Markets will trade the negotiation tape minute‑by‑minute. If investors conclude that Iran has effectively suspended talks, expect renewed upward pressure on Brent and WTI, a bid into gold, and widening spreads for Gulf sovereigns and energy‑heavy corporates. Tanker operators and insurers will price in a higher probability of route disruption or higher war‑risk premia. Conversely, if more authoritative confirmation emerges that talks are still on track and that the ‘walkout’ was overstated or temporary, some of the risk premium could ease—but the verbal red lines around Hormuz and Hezbollah are now sharper, keeping volatility elevated.

Over the next 24–48 hours, key watchpoints are: (1) an on‑camera or formal statement from either delegation confirming whether the session adjourned, resumed, or broke down; (2) any movement of U.S. or allied naval assets near Hormuz that would suggest preparations for coercive signaling; (3) Iranian rhetoric on closing or restricting the Strait beyond its usual ambiguity; and (4) tangible adjustments in Hezbollah’s operations along the Lebanon–Israel border.
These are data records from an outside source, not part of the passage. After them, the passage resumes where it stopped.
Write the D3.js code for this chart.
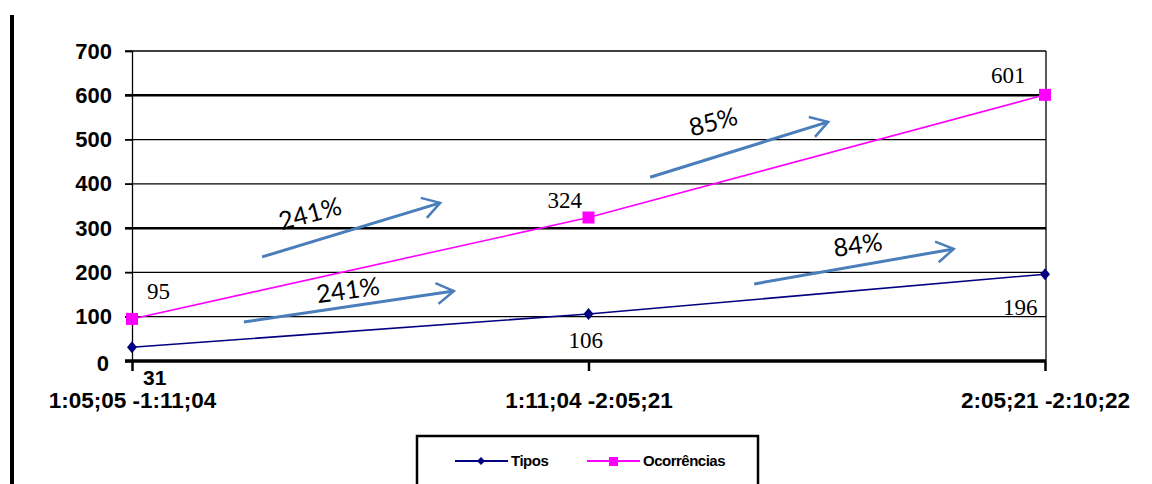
<!DOCTYPE html>
<html><head><meta charset="utf-8">
<script src="https://cdn.jsdelivr.net/npm/d3@7"></script>
<style>body{margin:0;background:#fff}svg{display:block}</style>
</head><body>
<script>
const categories = ["1:05;05 -1:11;04", "1:11;04 -2:05;21", "2:05;21 -2:10;22"];
const tipos = [31, 106, 196];
const ocorrencias = [95, 324, 601];
const yTicks = [0, 100, 200, 300, 400, 500, 600, 700];
const seriesNames = ["Tipos", "Ocorrências"];
// annotation arrows in data units: [x index, value]
const arrowStarts = [[0.285, 235], [0.245, 88], [1.135, 415], [1.363, 174]];
const arrowEnds = [[0.675, 357], [0.705, 158], [1.525, 540], [1.80, 253]];
const arrowLabels = ["241%", "241%", "85%", "84%"];
const arrowLabelPos = [[0.39, 333], [0.473, 160], [1.273, 540], [1.59, 262]];

const W = 1152, H = 484;
const svg = d3.select("body").append("svg").attr("width", W).attr("height", H);

const x = d3.scaleLinear().domain([0, 2]).range([132, 1045]);
const y = d3.scaleLinear().domain([0, 700]).range([361, 51]);
const sans = "Liberation Sans, Arial, sans-serif";

// left page bar
svg.append("line").attr("x1", 12).attr("x2", 12).attr("y1", 15).attr("y2", H)
  .attr("stroke", "#000").attr("stroke-width", 4);

// gridlines
const gw = {0: 0, 100: 1.3, 200: 1.3, 300: 2.5, 400: 1.3, 500: 1.3, 600: 2.5, 700: 1.3};
svg.append("g").selectAll("line").data(yTicks.filter(d => d > 0)).join("line")
  .attr("x1", 125).attr("x2", 1046).attr("y1", d => y(d)).attr("y2", d => y(d))
  .attr("stroke", "#000").attr("stroke-width", d => gw[d]);

// y axis
const yAxis = d3.axisLeft(y).tickValues(yTicks).tickSize(7).tickPadding(14);
const gy = svg.append("g").attr("transform", "translate(132,0)").call(yAxis);
gy.attr("font-size", 22).attr("font-family", sans);
gy.select(".domain").attr("stroke", "#000").attr("stroke-width", 1.3);
gy.selectAll(".tick line").attr("stroke-width", 1.3);
gy.selectAll("text").attr("font-weight", "bold").attr("fill", "#000").attr("dx", 1);
gy.selectAll(".tick").filter(d => d === 0).select("text").attr("dx", -2).attr("dy", "0.42em");

// right border
svg.append("line").attr("x1", 1046).attr("x2", 1046).attr("y1", 51).attr("y2", 361)
  .attr("stroke", "#000").attr("stroke-width", 1.3);

// x axis
const xAxis = d3.axisBottom(x).tickValues([0, 1, 2]).tickSize(10).tickFormat(i => categories[i]).tickPadding(21);
const gx = svg.append("g").attr("transform", "translate(0,361)").call(xAxis);
gx.attr("font-size", 22.5).attr("font-family", sans);
gx.select(".domain").attr("stroke", "#000").attr("stroke-width", 3.5).attr("d", "M125,0H1046");
gx.selectAll(".tick line").attr("stroke", "#000").attr("stroke-width", 2.5);
gx.selectAll("text").attr("font-weight", "bold").attr("fill", "#000");

// lines
const line = d3.line().x((d, i) => x(i)).y(d => y(d));
svg.append("path").datum(ocorrencias).attr("d", line).attr("fill", "none")
  .attr("stroke", "#ff00ff").attr("stroke-width", 1.6);
svg.append("path").datum(tipos).attr("d", line).attr("fill", "none")
  .attr("stroke", "#000080").attr("stroke-width", 1.6);

// markers
svg.append("g").selectAll("rect").data(ocorrencias).join("rect")
  .attr("x", (d, i) => x(i) - 6).attr("y", d => y(d) - 6).attr("width", 12).attr("height", 12)
  .attr("fill", "#ff00ff");
svg.append("g").selectAll("path").data(tipos).join("path")
  .attr("d", (d, i) => `M${x(i)},${y(d)-6}L${x(i)+5},${y(d)}L${x(i)},${y(d)+6}L${x(i)-5},${y(d)}Z`)
  .attr("fill", "#000080");

// data labels
const serif = "Liberation Serif, Times New Roman, serif";
const lbl = svg.append("g").attr("font-family", serif).attr("font-size", 23).attr("fill", "#000");
const ocOff = [[15, -20], [-41, -10], [-54, -12]];
const tiOff = [[11, 38], [-20, 34], [-42, 41]];
lbl.selectAll(".oc").data(ocorrencias).join("text").attr("class", "oc")
  .attr("x", (d, i) => x(i) + ocOff[i][0]).attr("y", (d, i) => y(d) + ocOff[i][1])
  .text(d => d);
lbl.selectAll(".ti").data(tipos).join("text").attr("class", "ti")
  .attr("x", (d, i) => x(i) + tiOff[i][0]).attr("y", (d, i) => y(d) + tiOff[i][1])
  .text(d => d)
  .each(function(d, i){
    if (i === 0) d3.select(this).attr("font-family", sans).attr("font-weight", "bold").attr("font-size", 21);
  });

// annotation arrows
const blue = "#4a7ebb";
const ag = svg.append("g");
arrowStarts.forEach((s, k) => {
  const e = arrowEnds[k];
  const x1 = x(s[0]), y1 = y(s[1]), x2 = x(e[0]), y2 = y(e[1]);
  const ang = Math.atan2(y2 - y1, x2 - x1);
  const L = 20, spread = 0.55;
  ag.append("line").attr("x1", x1).attr("y1", y1).attr("x2", x2).attr("y2", y2)
    .attr("stroke", blue).attr("stroke-width", 3);
  const h1 = [x2 - L * Math.cos(ang - spread), y2 - L * Math.sin(ang - spread)];
  const h2 = [x2 - L * Math.cos(ang + spread), y2 - L * Math.sin(ang + spread)];
  ag.append("path").attr("d", `M${h1[0]},${h1[1]}L${x2},${y2}L${h2[0]},${h2[1]}`)
    .attr("fill", "none").attr("stroke", blue).attr("stroke-width", 2.5);
  const p = arrowLabelPos[k];
  const rot = k % 2 === 0 ? -15 : -8;
  ag.append("text").attr("transform", `translate(${x(p[0])},${y(p[1])}) rotate(${rot})`)
    .attr("text-anchor", "middle").attr("dy", "0.35em")
    .attr("font-family", "Lato, Open Sans, sans-serif").attr("font-size", 25).attr("fill", "#000")
    .text(arrowLabels[k]);
});

// legend
const lg = svg.append("g");
lg.append("rect").attr("x", 417).attr("y", 436).attr("width", 341).attr("height", 60)
  .attr("fill", "#fff").attr("stroke", "#000").attr("stroke-width", 2.5);
const legX = [455, 587];
const legColors = ["#000080", "#ff00ff"];
seriesNames.forEach((n, i) => {
  const lx = legX[i], ly = 461;
  lg.append("line").attr("x1", lx).attr("x2", lx + 53).attr("y1", ly).attr("y2", ly)
    .attr("stroke", legColors[i]).attr("stroke-width", 2);
  if (i === 0) {
    lg.append("path").attr("d", `M${lx+26},${ly-4}L${lx+30},${ly}L${lx+26},${ly+4}L${lx+22},${ly}Z`).attr("fill", legColors[i]);
  } else {
    lg.append("rect").attr("x", lx + 22).attr("y", ly - 4).attr("width", 9).attr("height", 9).attr("fill", legColors[i]);
  }
  lg.append("text").attr("x", lx + 56).attr("y", ly).attr("dy", "0.35em")
    .attr("font-family", sans).attr("font-weight", "bold")
    .attr("font-size", 15).attr("letter-spacing", -0.5).attr("fill", "#000").text(n);
});
</script>
</body></html>
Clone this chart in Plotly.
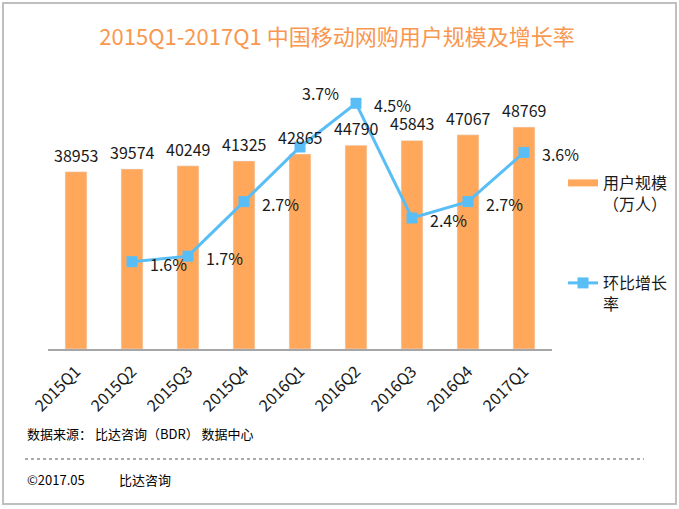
import plotly.graph_objects as go

# ---- data ----
quarters = ["2015Q1", "2015Q2", "2015Q3", "2015Q4", "2016Q1",
            "2016Q2", "2016Q3", "2016Q4", "2017Q1"]
users = [38953, 39574, 40249, 41325, 42865, 44790, 45843, 47067, 48769]
growth = [None, 1.6, 1.7, 2.7, 3.7, 4.5, 2.4, 2.7, 3.6]

bar_name = "用户规模<br>（万人）"
line_name = "环比增长<br>率"
title_text = "2015Q1-2017Q1 中国移动网购用户规模及增长率"
source_text = "数据来源： 比达咨询（BDR） 数据中心"
copyright_text = "©2017.05"
company_text = "比达咨询"

# ---- style ----
W, H = 679, 509
L, R, T, B = 48, 552, 76, 349
FONT = "Microsoft YaHei, Noto Sans CJK SC, sans-serif"
BAR_COLOR = "#FFA75B"
LINE_COLOR = "#5ABEF6"
TITLE_COLOR = "#F9974F"
TEXT_COLOR = "#1a1a1a"

def px_x(px):
    return (px - L) / (R - L)

def px_y(py):
    return (B - py) / (B - T)

# label offsets for the growth labels (xshift, yshift)
growth_label_style = {4: (0, 54)}

fig = go.Figure()
fig.add_trace(go.Bar(
    x=quarters, y=users, name=bar_name, marker_color=BAR_COLOR,
    yaxis="y", showlegend=False,
))
# legend-only swatch for the bars (wide flat rectangle like the reference)
fig.add_trace(go.Scatter(
    x=[None], y=[None], name=bar_name, mode="lines",
    line=dict(color=BAR_COLOR, width=7), yaxis="y", legend="legend",
))
fig.add_trace(go.Scatter(
    x=quarters, y=growth, name=line_name, mode="lines+markers",
    line=dict(color=LINE_COLOR, width=3),
    marker=dict(symbol="square", size=11, color=LINE_COLOR),
    yaxis="y2", legend="legend2",
))

annotations = []
for q, v in zip(quarters, users):
    annotations.append(dict(
        x=q, y=v, xref="x", yref="y", text=str(v), showarrow=False,
        yshift=17, yanchor="middle", xanchor="center",
        font=dict(family=FONT, size=16, color=TEXT_COLOR),
    ))
for i, (q, g) in enumerate(zip(quarters, growth)):
    if g is None:
        continue
    xs, ys = growth_label_style.get(i, (16, -2))
    annotations.append(dict(
        x=q, y=g, xref="x", yref="y2", text=f"{g}%", showarrow=False,
        xshift=xs, yshift=ys, xanchor="left", yanchor="middle",
        font=dict(family=FONT, size=16, color=TEXT_COLOR),
    ))

annotations += [
    dict(x=px_x(25), y=px_y(433), xref="paper", yref="paper", text=source_text,
         showarrow=False, xanchor="left", yanchor="middle",
         font=dict(family=FONT, size=13, color="#000000")),
    dict(x=px_x(25), y=px_y(479), xref="paper", yref="paper", text=copyright_text,
         showarrow=False, xanchor="left", yanchor="middle",
         font=dict(family=FONT, size=13, color="#000000")),
    dict(x=px_x(117), y=px_y(479), xref="paper", yref="paper", text=company_text,
         showarrow=False, xanchor="left", yanchor="middle",
         font=dict(family=FONT, size=13, color="#000000")),
]

shapes = [
    dict(type="line", xref="paper", yref="paper",
         x0=px_x(25), x1=px_x(644), y0=px_y(459), y1=px_y(459),
         line=dict(color="#555555", width=1, dash="dot")),
    dict(type="rect", xref="paper", yref="paper",
         x0=px_x(3), x1=px_x(676), y0=px_y(504), y1=px_y(3),
         line=dict(color="#BFBFBF", width=2)),
]

fig.update_layout(
    width=W, height=H,
    margin=dict(l=L, r=W - R, t=T, b=H - B, pad=0, autoexpand=False),
    paper_bgcolor="white", plot_bgcolor="white",
    font=dict(family=FONT, size=16, color=TEXT_COLOR),
    title=dict(text=title_text, x=337 / W, xanchor="center",
               y=1 - 37 / H, yanchor="middle", xref="container", yref="container",
               font=dict(family=FONT, size=22, color=TITLE_COLOR)),
    bargap=0.61,
    xaxis=dict(showline=True, linecolor="#A6A6A6", linewidth=1.5,
               range=[-0.5, len(quarters) - 0.5],
               ticks="", tickangle=-45, showgrid=False, automargin=False,
               ticklabelstandoff=5,
               tickfont=dict(family=FONT, size=16, color=TEXT_COLOR)),
    yaxis=dict(range=[0, 60000], visible=False, showgrid=False, automargin=False),
    yaxis2=dict(range=[0, 5], overlaying="y", side="right", visible=False,
                showgrid=False, automargin=False),
    showlegend=True,
    legend=dict(x=px_x(563), y=px_y(166), xanchor="left", yanchor="top",
                valign="top", bgcolor="rgba(0,0,0,0)",
                font=dict(family=FONT, size=16, color=TEXT_COLOR)),
    legend2=dict(x=px_x(563), y=px_y(266), xanchor="left", yanchor="top",
                 valign="top", bgcolor="rgba(0,0,0,0)",
                 font=dict(family=FONT, size=16, color=TEXT_COLOR)),
    annotations=annotations,
    shapes=shapes,
)

fig.write_html("out.html", config={"displayModeBar": False},
               post_script="document.body.style.margin='0';document.body.style.overflow='hidden';")
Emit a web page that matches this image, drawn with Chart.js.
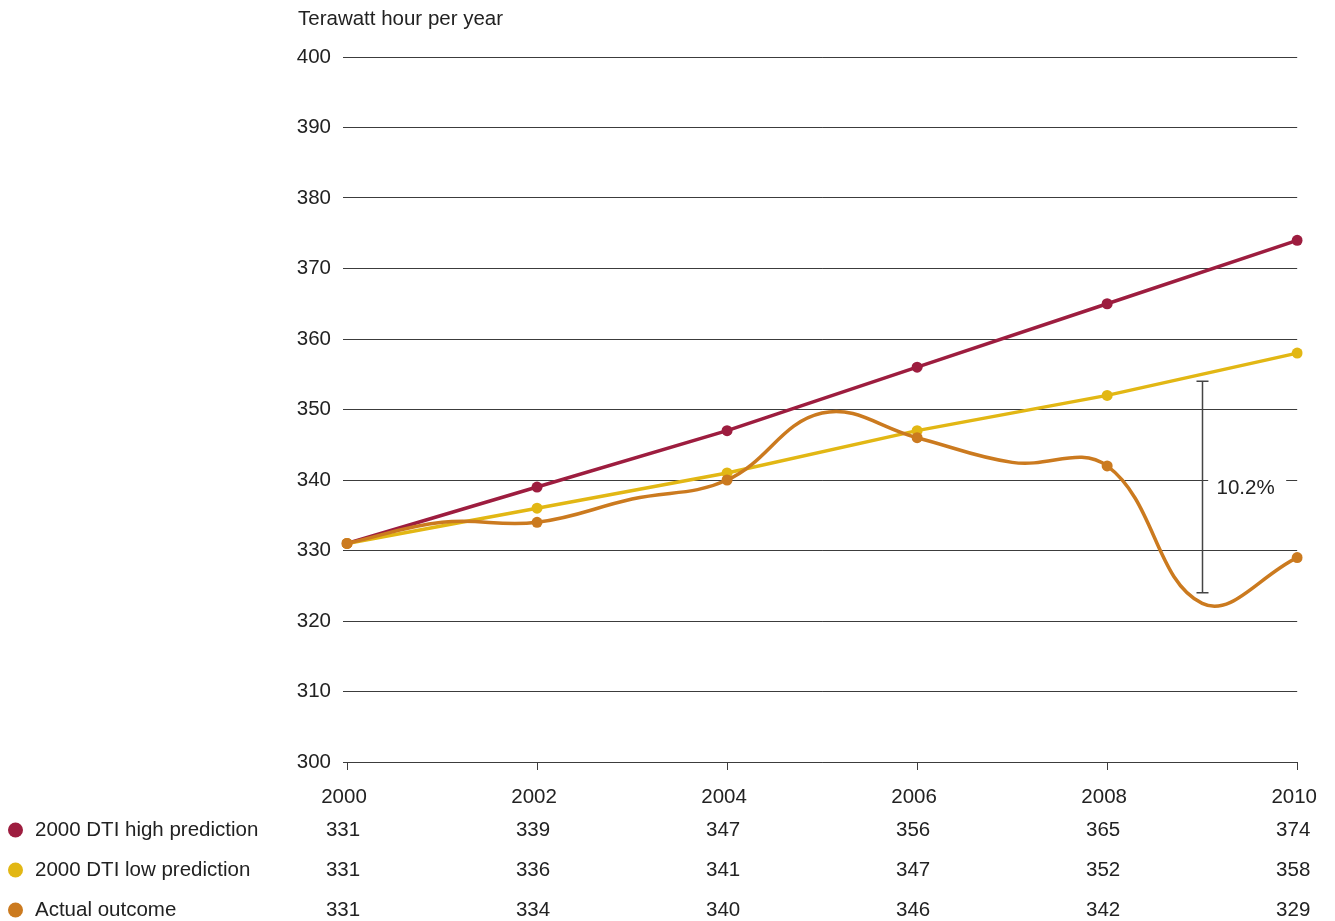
<!DOCTYPE html>
<html>
<head>
<meta charset="utf-8">
<title>Electricity demand: predictions and outcome</title>
<script src="https://cdn.jsdelivr.net/npm/chart.js@4.4.1/dist/chart.umd.min.js"></script>
<style>
  html, body { margin: 0; padding: 0; background: #fff; }
  #wrap { width: 1335px; height: 921px; position: relative; }
</style>
</head>
<body>
<div id="wrap"><canvas id="demandChart"></canvas></div>
<script>
// yearly categories on the x axis; only even years carry a label
const years = ['2000', '2001', '2002', '2003', '2004', '2005', '2006', '2007', '2008', '2009', '2010'];
const tableYears = ['2000', '2002', '2004', '2006', '2008', '2010'];

// TWh per year
const highPrediction = [331, 339, 347, 356, 365, 374];
const lowPrediction = [331, 336, 341, 347, 352, 358];
const actualOutcome = [331, 334, 334, 337.3, 340, 349.5, 346, 342.5, 342, 322.5, 329];

const yMin = 300;
const yMax = 400;
const yStep = 10;

// gap between low prediction and outcome in 2009
const gapYear = '2009';
const gapTop = 354;
const gapBottom = 324;
const gapLabel = '10.2%';

const seriesNames = ['2000 DTI high prediction', '2000 DTI low prediction', 'Actual outcome'];
const seriesColors = ['#9d1d3f', '#e2b714', '#cb7a1f'];

const textColor = '#222';
const gridColor = '#3c3c3c';
const fontFamily = '"Liberation Sans", Arial, Helvetica, sans-serif';
const fontSize = 20.5;

// spread six-point series over the yearly axis
function toYearly(values) {
    return years.map(y => {
        const i = tableYears.indexOf(y);
        return i < 0 ? null : values[i];
    });
}

const actualAtTableYears = tableYears.map(y => actualOutcome[years.indexOf(y)]);
const tableRows = [highPrediction, lowPrediction, actualAtTableYears];

const decorations = {
    id: 'decorations',
    beforeDatasetsDraw(chart) {
        const { ctx, scales: { x, y } } = chart;
        const gx = x.getPixelForValue(years.indexOf(gapYear));
        // clear the grid line behind the percentage label
        ctx.save();
        ctx.fillStyle = '#fff';
        ctx.fillRect(gx + 6, y.getPixelForValue(340) - 2, 78, 4);
        ctx.restore();
    },
    afterDatasetsDraw(chart) {
        const { ctx, scales: { x, y } } = chart;
        const gx = Math.round(x.getPixelForValue(years.indexOf(gapYear))) + 0.5;
        const top = y.getPixelForValue(gapTop);
        const bottom = y.getPixelForValue(gapBottom);
        ctx.save();
        ctx.strokeStyle = '#444';
        ctx.lineWidth = 1.5;
        ctx.beginPath();
        ctx.moveTo(gx, top);
        ctx.lineTo(gx, bottom);
        ctx.moveTo(gx - 6, top);
        ctx.lineTo(gx + 6, top);
        ctx.moveTo(gx - 6, bottom);
        ctx.lineTo(gx + 6, bottom);
        ctx.stroke();
        ctx.fillStyle = textColor;
        ctx.font = fontSize + 'px ' + fontFamily;
        ctx.textAlign = 'left';
        ctx.textBaseline = 'middle';
        ctx.fillText(gapLabel, gx + 14, (top + bottom) / 2 + 1);
        ctx.restore();
    },
    afterDraw(chart) {
        const { ctx, scales: { x } } = chart;
        ctx.save();
        ctx.font = fontSize + 'px ' + fontFamily;
        ctx.fillStyle = textColor;
        ctx.textBaseline = 'middle';
        ctx.textAlign = 'left';
        ctx.fillText('Terawatt hour per year', 298, 19);

        // legend rows with the values under each labelled year
        tableRows.forEach((values, r) => {
            const rowY = 830 + r * 40;
            ctx.beginPath();
            ctx.arc(15.5, rowY, 7.5, 0, Math.PI * 2);
            ctx.fillStyle = seriesColors[r];
            ctx.fill();
            ctx.fillStyle = textColor;
            ctx.textAlign = 'left';
            ctx.fillText(seriesNames[r], 35, rowY);
            ctx.textAlign = 'center';
            tableYears.forEach((yr, i) => {
                const px = x.getPixelForValue(years.indexOf(yr)) - 4;
                ctx.fillText(String(values[i]), px, rowY);
            });
        });
        ctx.restore();
    }
};

function lineDataset(label, data, color, order, radius) {
    return {
        label: label,
        data: data,
        borderColor: color,
        backgroundColor: color,
        borderWidth: 3.5,
        pointRadius: radius,
        pointBorderWidth: 0,
        pointHoverRadius: radius,
        spanGaps: true,
        order: order
    };
}

const actual = lineDataset(seriesNames[2], actualOutcome, seriesColors[2], 1,
    years.map((y, i) => (i % 2 === 0 ? 5.5 : 0)));
actual.tension = 0.4;

new Chart(document.getElementById('demandChart'), {
    type: 'line',
    data: {
        labels: years,
        datasets: [
            lineDataset(seriesNames[0], toYearly(highPrediction), seriesColors[0], 3, 5.5),
            lineDataset(seriesNames[1], toYearly(lowPrediction), seriesColors[1], 2, 5.5),
            actual
        ]
    },
    options: {
        responsive: true,
        maintainAspectRatio: false,
        animation: false,
        layout: { padding: { top: 57, right: 37, bottom: 0, left: 0 } },
        plugins: {
            legend: { display: false },
            tooltip: { enabled: false }
        },
        scales: {
            x: {
                afterFit(scale) { scale.height = 159; },
                border: { display: false },
                grid: {
                    drawOnChartArea: false,
                    drawTicks: true,
                    tickLength: 8,
                    lineWidth: 1,
                    color: c => (c.index % 2 === 0 ? gridColor : 'rgba(0,0,0,0)')
                },
                ticks: {
                    autoSkip: false,
                    maxRotation: 0,
                    padding: 15,
                    labelOffset: -3,
                    color: textColor,
                    font: { family: fontFamily, size: fontSize },
                    callback: function (value, index) {
                        return index % 2 === 0 ? this.getLabelForValue(value) : '';
                    }
                }
            },
            y: {
                min: yMin,
                max: yMax,
                afterFit(scale) { scale.width = 347; },
                border: { display: false },
                grid: {
                    color: gridColor,
                    lineWidth: 1,
                    tickLength: 4
                },
                ticks: {
                    stepSize: yStep,
                    padding: 12,
                    color: textColor,
                    font: { family: fontFamily, size: fontSize }
                }
            }
        }
    },
    plugins: [decorations]
});
</script>
</body>
</html>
Clarity on these fronts will determine whether this negotiation channel stabilizes or gives way to a more openly coercive phase with direct implications for oil, shipping, and regional war risk pricing.

MARKET IMPACT ASSESSMENT: Headline risk is high for crude, shipping, and gold. If markets conclude Iran has indeed suspended or quit talks in response to Trump’s threats to ‘erase’ Iran if it closes Hormuz and to seize the Strait, Brent and WTI could spike on renewed fears of Gulf disruption, while tanker rates and war‑risk insurance move higher. If Ravid’s version—that talks continue—prevails, some of the risk premium may retrace but volatility will stay elevated as long as walk‑out reports circulate.